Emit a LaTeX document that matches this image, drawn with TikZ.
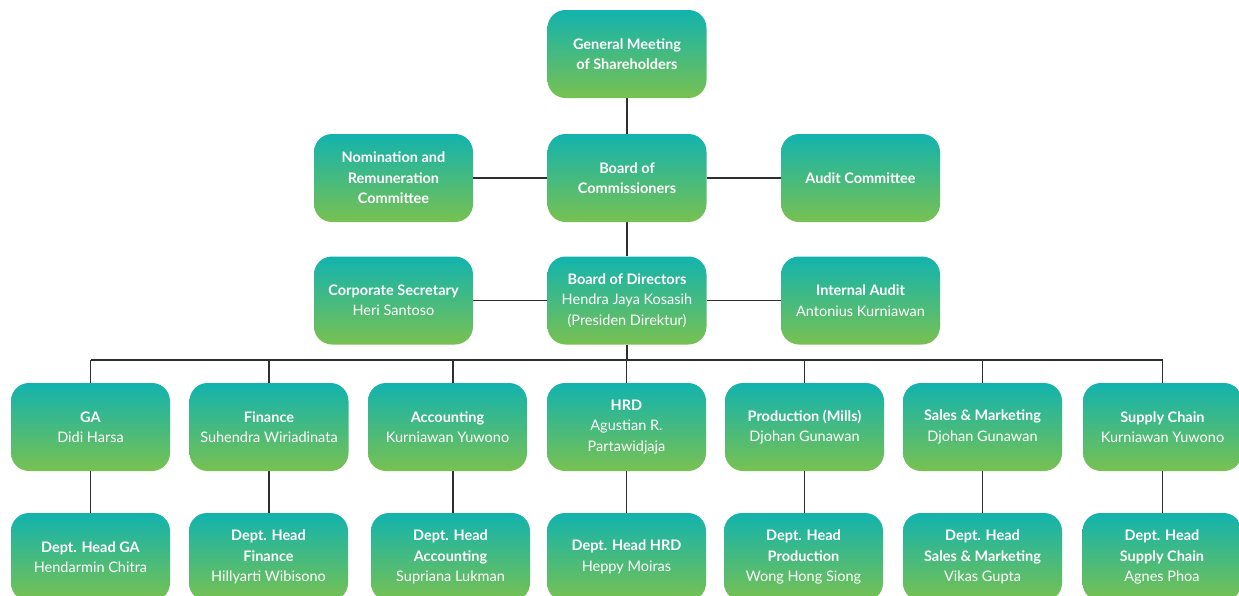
\documentclass[tikz,border=0pt]{standalone}
\usepackage{fontspec}
\setmainfont{Lato}
\usetikzlibrary{backgrounds}
\definecolor{gtop}{HTML}{12B3AE}
\definecolor{gbot}{HTML}{78C151}
\definecolor{linec}{HTML}{2E2E2E}
\begin{document}
\begin{tikzpicture}[x=1pt,y=-1pt,
  orgbox/.style={rounded corners=18pt, top color=gtop, bottom color=gbot,
    minimum width=159pt, minimum height=88pt, inner sep=0pt, align=center,
    text=white, font=\fontsize{14.5}{20.5}\selectfont},
  conn/.style={draw=linec, line width=1.3pt}]
\useasboundingbox (0,0) rectangle (1239,595);
\clip (0,0) rectangle (1239,595);
% row 1
\node[orgbox] (gms) at (627,54) {\textbf{General Meeting}\\\textbf{of Shareholders}};
% row 2
\node[orgbox] (nom) at (393.5,178) {\textbf{Nomination and}\\\textbf{Remuneration}\\\textbf{Committee}};
\node[orgbox] (boc) at (627,178) {\textbf{Board of}\\\textbf{Commissioners}};
\node[orgbox] (aud) at (860.5,178) {\textbf{Audit Committee}};
% row 3
\node[orgbox] (sec) at (393.5,300.5) {\textbf{Corporate Secretary}\\Heri Santoso};
\node[orgbox] (bod) at (627,300.5) {\textbf{Board of Directors}\\Hendra Jaya Kosasih\\(Presiden Direktur)};
\node[orgbox] (ia) at (860.5,300.5) {\textbf{Internal Audit}\\Antonius Kurniawan};
% row 4
\node[orgbox] (ga) at (90.5,427) {\textbf{GA}\\Didi Harsa};
\node[orgbox] (fin) at (269,427) {\textbf{Finance}\\Suhendra Wiriadinata};
\node[orgbox] (acc) at (447.5,427) {\textbf{Accounting}\\Kurniawan Yuwono};
\node[orgbox] (hrd) at (626.5,427) {\textbf{HRD}\\Agustian R.\\Partawidjaja};
\node[orgbox] (prod) at (804.5,427) {\textbf{Production (Mills)}\\Djohan Gunawan};
\node[orgbox] (sales) at (982.5,427) {\textbf{Sales \& Marketing}\\Djohan Gunawan};
\node[orgbox] (sup) at (1162.5,427) {\textbf{Supply Chain}\\Kurniawan Yuwono};
% row 5
\node[orgbox] (gad) at (90.5,557) {\textbf{Dept. Head GA}\\Hendarmin Chitra};
\node[orgbox] (find) at (268.5,557) {\textbf{Dept. Head}\\\textbf{Finance}\\Hillyarti Wibisono};
\node[orgbox] (accd) at (450.5,557) {\textbf{Dept. Head}\\\textbf{Accounting}\\Supriana Lukman};
\node[orgbox] (hrdd) at (626.5,557) {\textbf{Dept. Head HRD}\\Heppy Moiras};
\node[orgbox] (prodd) at (803.5,557) {\textbf{Dept. Head}\\\textbf{Production}\\Wong Hong Siong};
\node[orgbox] (salesd) at (982.5,557) {\textbf{Dept. Head}\\\textbf{Sales \& Marketing}\\Vikas Gupta};
\node[orgbox] (supd) at (1162,557) {\textbf{Dept. Head}\\\textbf{Supply Chain}\\Agnes Phoa};
% connectors
\coordinate (busL) at (90.5,360);
\coordinate (busR) at (1162.5,360);
\begin{scope}[on background layer]
\draw[conn] (gms) -- (boc);
\draw[conn] (nom) -- (boc);
\draw[conn] (boc) -- (aud);
\draw[conn] (boc) -- (bod);
\draw[conn] (sec) -- (bod);
\draw[conn] (bod) -- (ia);
\draw[conn] (bod.south) -- (bod.south |- busL);
\draw[conn] (busL) -- (busR);
\foreach \d/\e in {ga/gad,fin/find,hrd/hrdd,prod/prodd,sales/salesd,sup/supd}{
  \draw[conn] (\d.north |- busL) -- (\d.north);
  \draw[conn] (\d.south) -- (\d.south |- \e.north);
}
\draw[conn] ([xshift=5.5pt]acc.north |- busL) -- ([xshift=5.5pt]acc.north);
\draw[conn] ([xshift=5.5pt]acc.south) -- ([xshift=5.5pt]acc.south |- accd.north);
\end{scope}
\end{tikzpicture}
\end{document}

[Exercise task] Using the data above, write out every line exactly, leaving the images behind.

[Exercise response]
Emit a LaTeX document that matches this image, drawn with TikZ.
\documentclass[tikz,border=0pt]{standalone}
\usepackage{fontspec}
\setmainfont{Lato}
\usetikzlibrary{backgrounds}
\definecolor{gtop}{HTML}{12B3AE}
\definecolor{gbot}{HTML}{78C151}
\definecolor{linec}{HTML}{2E2E2E}
\begin{document}
\begin{tikzpicture}[x=1pt,y=-1pt,
  orgbox/.style={rounded corners=18pt, top color=gtop, bottom color=gbot,
    minimum width=159pt, minimum height=88pt, inner sep=0pt, align=center,
    text=white, font=\fontsize{14.5}{20.5}\selectfont},
  conn/.style={draw=linec, line width=1.3pt}]
\useasboundingbox (0,0) rectangle (1239,595);
\clip (0,0) rectangle (1239,595);
% row 1
\node[orgbox] (gms) at (627,54) {\textbf{General Meeting}\\\textbf{of Shareholders}};
% row 2
\node[orgbox] (nom) at (393.5,178) {\textbf{Nomination and}\\\textbf{Remuneration}\\\textbf{Committee}};
\node[orgbox] (boc) at (627,178) {\textbf{Board of}\\\textbf{Commissioners}};
\node[orgbox] (aud) at (860.5,178) {\textbf{Audit Committee}};
% row 3
\node[orgbox] (sec) at (393.5,300.5) {\textbf{Corporate Secretary}\\Heri Santoso};
\node[orgbox] (bod) at (627,300.5) {\textbf{Board of Directors}\\Hendra Jaya Kosasih\\(Presiden Direktur)};
\node[orgbox] (ia) at (860.5,300.5) {\textbf{Internal Audit}\\Antonius Kurniawan};
% row 4
\node[orgbox] (ga) at (90.5,427) {\textbf{GA}\\Didi Harsa};
\node[orgbox] (fin) at (269,427) {\textbf{Finance}\\Suhendra Wiriadinata};
\node[orgbox] (acc) at (447.5,427) {\textbf{Accounting}\\Kurniawan Yuwono};
\node[orgbox] (hrd) at (626.5,427) {\textbf{HRD}\\Agustian R.\\Partawidjaja};
\node[orgbox] (prod) at (804.5,427) {\textbf{Production (Mills)}\\Djohan Gunawan};
\node[orgbox] (sales) at (982.5,427) {\textbf{Sales \& Marketing}\\Djohan Gunawan};
\node[orgbox] (sup) at (1162.5,427) {\textbf{Supply Chain}\\Kurniawan Yuwono};
% row 5
\node[orgbox] (gad) at (90.5,557) {\textbf{Dept. Head GA}\\Hendarmin Chitra};
\node[orgbox] (find) at (268.5,557) {\textbf{Dept. Head}\\\textbf{Finance}\\Hillyarti Wibisono};
\node[orgbox] (accd) at (450.5,557) {\textbf{Dept. Head}\\\textbf{Accounting}\\Supriana Lukman};
\node[orgbox] (hrdd) at (626.5,557) {\textbf{Dept. Head HRD}\\Heppy Moiras};
\node[orgbox] (prodd) at (803.5,557) {\textbf{Dept. Head}\\\textbf{Production}\\Wong Hong Siong};
\node[orgbox] (salesd) at (982.5,557) {\textbf{Dept. Head}\\\textbf{Sales \& Marketing}\\Vikas Gupta};
\node[orgbox] (supd) at (1162,557) {\textbf{Dept. Head}\\\textbf{Supply Chain}\\Agnes Phoa};
% connectors
\coordinate (busL) at (90.5,360);
\coordinate (busR) at (1162.5,360);
\begin{scope}[on background layer]
\draw[conn] (gms) -- (boc);
\draw[conn] (nom) -- (boc);
\draw[conn] (boc) -- (aud);
\draw[conn] (boc) -- (bod);
\draw[conn] (sec) -- (bod);
\draw[conn] (bod) -- (ia);
\draw[conn] (bod.south) -- (bod.south |- busL);
\draw[conn] (busL) -- (busR);
\foreach \d/\e in {ga/gad,fin/find,hrd/hrdd,prod/prodd,sales/salesd,sup/supd}{
  \draw[conn] (\d.north |- busL) -- (\d.north);
  \draw[conn] (\d.south) -- (\d.south |- \e.north);
}
\draw[conn] ([xshift=5.5pt]acc.north |- busL) -- ([xshift=5.5pt]acc.north);
\draw[conn] ([xshift=5.5pt]acc.south) -- ([xshift=5.5pt]acc.south |- accd.north);
\end{scope}
\end{tikzpicture}
\end{document}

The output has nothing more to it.